A Maryland woman who fled to Cameroon after being convicted last year for her role in the forced detention of an 11-year-old girl has been expelled from her native African country and returned to the United States to serve the prison sentence she skipped out on, federal officials announced yesterday.
Theresa Mubang, 42, a naturalized U.S. citizen, was returned to the United States on Saturday after being detained in Cameroon last week. Last year, a federal jury in U.S. District Court in Greenbelt convicted Mubang of involuntary servitude and harboring an illegal alien for financial gain.
The Silver Spring woman had been allowed to await her sentencing hearing at home to care for her children. She removed her electronic monitoring device and fled.

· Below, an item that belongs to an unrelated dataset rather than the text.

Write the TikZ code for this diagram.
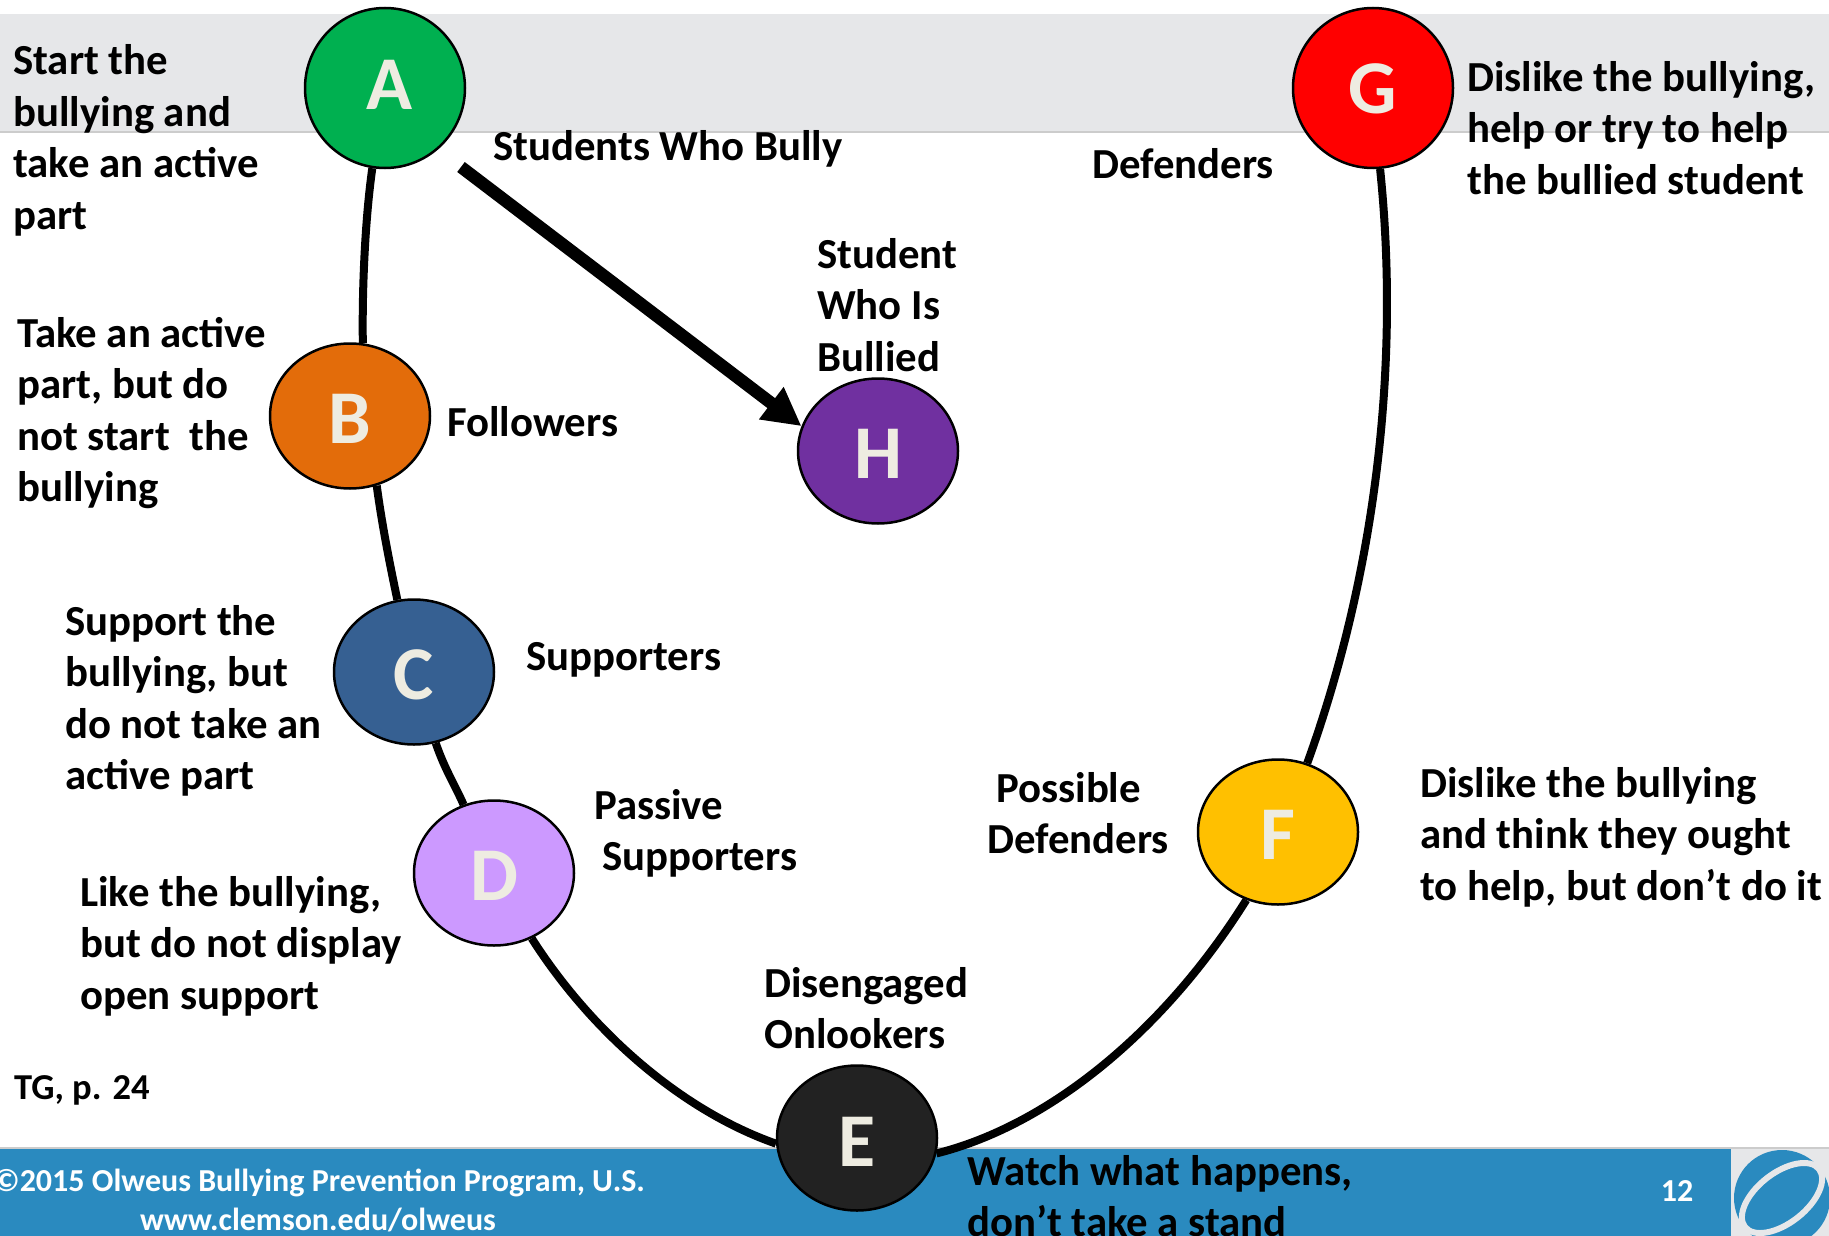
\documentclass[tikz,border=0pt]{standalone}
\usepackage{fontspec}
\setmainfont{Carlito}
\usetikzlibrary{shapes.geometric,arrows.meta,backgrounds}
\definecolor{band}{HTML}{E6E7E9}
\definecolor{bar}{HTML}{2A8ABF}
\definecolor{cream}{HTML}{EEECE1}
\tikzset{
  lett/.style={draw=black,line width=2.5pt,ellipse,inner sep=0pt,minimum width=160pt,minimum height=145pt,text=cream,text height=54pt,text depth=0pt,font=\fontsize{76}{76}\selectfont\bfseries},
  roundlett/.style={lett,minimum height=160pt},
  lbl/.style={anchor=north west,inner sep=0pt,align=left,text=black,font=\fontsize{42.8}{51.5}\selectfont\bfseries},
  curve/.style={line width=8pt,black},
}
\newcommand{\fs}{\strut}
\begin{document}
\begin{tikzpicture}[x=1pt,y=-1pt]
\useasboundingbox (0,0) rectangle (1829,1236);
\node[roundlett,text height=44pt,fill={rgb,255:red,0;green,176;blue,80}] (A) at (385,88) {\hspace*{9pt}A};
\node[roundlett,text height=51pt,fill=red] (G) at (1373,88) {G};
\node[lett,fill={rgb,255:red,227;green,108;blue,10}] (B) at (350,416) {B};
\node[lett,fill={rgb,255:red,54;green,96;blue,146}] (C) at (414,672) {C};
\node[lett,fill={rgb,255:red,204;green,153;blue,255}] (D) at (494,873) {D};
\node[lett,text height=56pt,fill={rgb,255:red,34;green,34;blue,34}] (E) at (857,1138) {E};
\node[lett,fill={rgb,255:red,255;green,192;blue,0}] (F) at (1278,832) {F};
\node[lett,fill={rgb,255:red,112;green,48;blue,160}] (H) at (878,451) {H};
\coordinate (arrowstart) at (461,167);
\begin{pgfonlayer}{background}
  \fill[band] (0,14) rectangle (1829,132);
  \draw[line width=1.5pt,black!20] (0,132) -- (1829,132);
  \fill[bar] (0,1149) rectangle (1731,1236);
  \draw[line width=1.5pt,black!20] (0,1148) -- (1829,1148);
  \fill[band] (1731,1149) rectangle (1829,1236);
  \begin{scope}
    \clip (1731,1149) rectangle (1829,1236);
    \fill[bar] (1782,1198) circle (48);
    \draw[band,line width=6pt,fill=bar,rotate around={38:(1782,1198)}] (1782,1198) ellipse (47 and 25);
  \end{scope}
  \draw[curve] (A.261) .. controls (365,220) and (362,290) .. (B.80);
  \draw[curve] (B.-69) .. controls (382,525) and (390,565) .. (C.103);
  \draw[curve] (C.-73) .. controls (445,770) and (455,785) .. (D.114);
  \draw[curve] (D.-60) .. controls (590,1030) and (680,1110) .. (E.184);
  \draw[curve] (E.-11) .. controls (1050,1125) and (1165,1030) .. (F.-115);
  \draw[curve] (F.67) .. controls (1370,590) and (1402,380) .. (G.-85);
\end{pgfonlayer}
\draw[line width=12.5pt,-{Triangle[length=38pt,width=38pt]}] (arrowstart) -- (H.162);
\node[lbl] (ta) at (13,38.5) {\fs Start the\\bullying and\\take an active\\part};
\node[lbl] (ts) at (493,124.5) {\fs Students Who Bully};
\node[lbl] (td) at (1092,142) {\fs Defenders};
\node[lbl] (tg) at (1467,55) {\fs Dislike the bullying,\\help or try to help\\the bullied student};
\node[lbl] (th) at (817,232) {\fs Student\\Who Is\\Bullied};
\node[lbl] (tb) at (17,311) {\fs Take an active\\part, but do\\not start\ \ the\\bullying};
\node[lbl] (tf) at (447,400) {\fs Followers};
\node[lbl] (tc) at (65,599) {\fs Support the\\bullying, but\\do not take an\\active part};
\node[lbl] (tsu) at (526,634) {\fs Supporters};
\node[lbl] (tp) at (594,783) {\fs Passive\\\hspace*{8pt}Supporters};
\node[lbl] (tpd) at (987,766) {\fs\hspace*{9pt}Possible\\Defenders};
\node[lbl] (tl) at (80,870) {\fs Like the bullying,\\but do not display\\open support};
\node[lbl] (tfd) at (1420,761) {\fs Dislike the bullying\\and think they ought\\to help, but don’t do it};
\node[lbl] (te) at (764,961) {\fs Disengaged\\Onlookers};
\node[lbl,font=\fontsize{36.5}{50}\selectfont\bfseries] (tt) at (14,1064) {\fs TG, p. 24};
\node[lbl] (tw) at (967,1149) {\fs Watch what happens,\\don’t take a stand};
\node[anchor=base,inner sep=0pt,align=center,text=white,font=\fontsize{32}{38.5}\selectfont\bfseries] (tc1) at (319,1191.5) {©2015 Olweus Bullying Prevention Program, U.S.};
\node[anchor=base,inner sep=0pt,text=white,font=\fontsize{32}{38.5}\selectfont\bfseries] (tc2) at (318,1230) {www.clemson.edu/olweus};
\node[anchor=center,inner sep=0pt,text=white,font=\fontsize{32}{36}\selectfont\bfseries] (pg) at (1677,1191) {12};
\end{tikzpicture}
\end{document}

On Feb. 28, Mubang was sentenced in absentia to 17 1/2 years in prison and ordered to pay $100,000 in restitution to the victim, who is now 18. "This case shows that human trafficking remains a 21st-century crime," Marcy Forman, director of the U.S. Immigration and Customs Enforcement's Office of Investigations, said in a statement.
Because the United States does not have an extradition treaty with Cameroon, Mubang's return required cooperation between the countries.
Prosecutors said Mubang used a false passport in 1996 to bring Evelyn Chumbow from Cameroon into the United States. Mubang told Chumbow's family that the child would receive a better life and an education in American schools.
Instead, according to court testimony, Mubang cut off communication between Chumbow and her family, and forced the child to work as a cook and maid in Mubang's home. Mubang forbade Chumbow to attend school or make friends with other children. She used a high-heeled shoe, a metal broom handle, a cable TV wire and her fists to beat the child, according to court testimony.
Chumbow escaped the Mubang home while Mubang attended a conference, prosecutors said.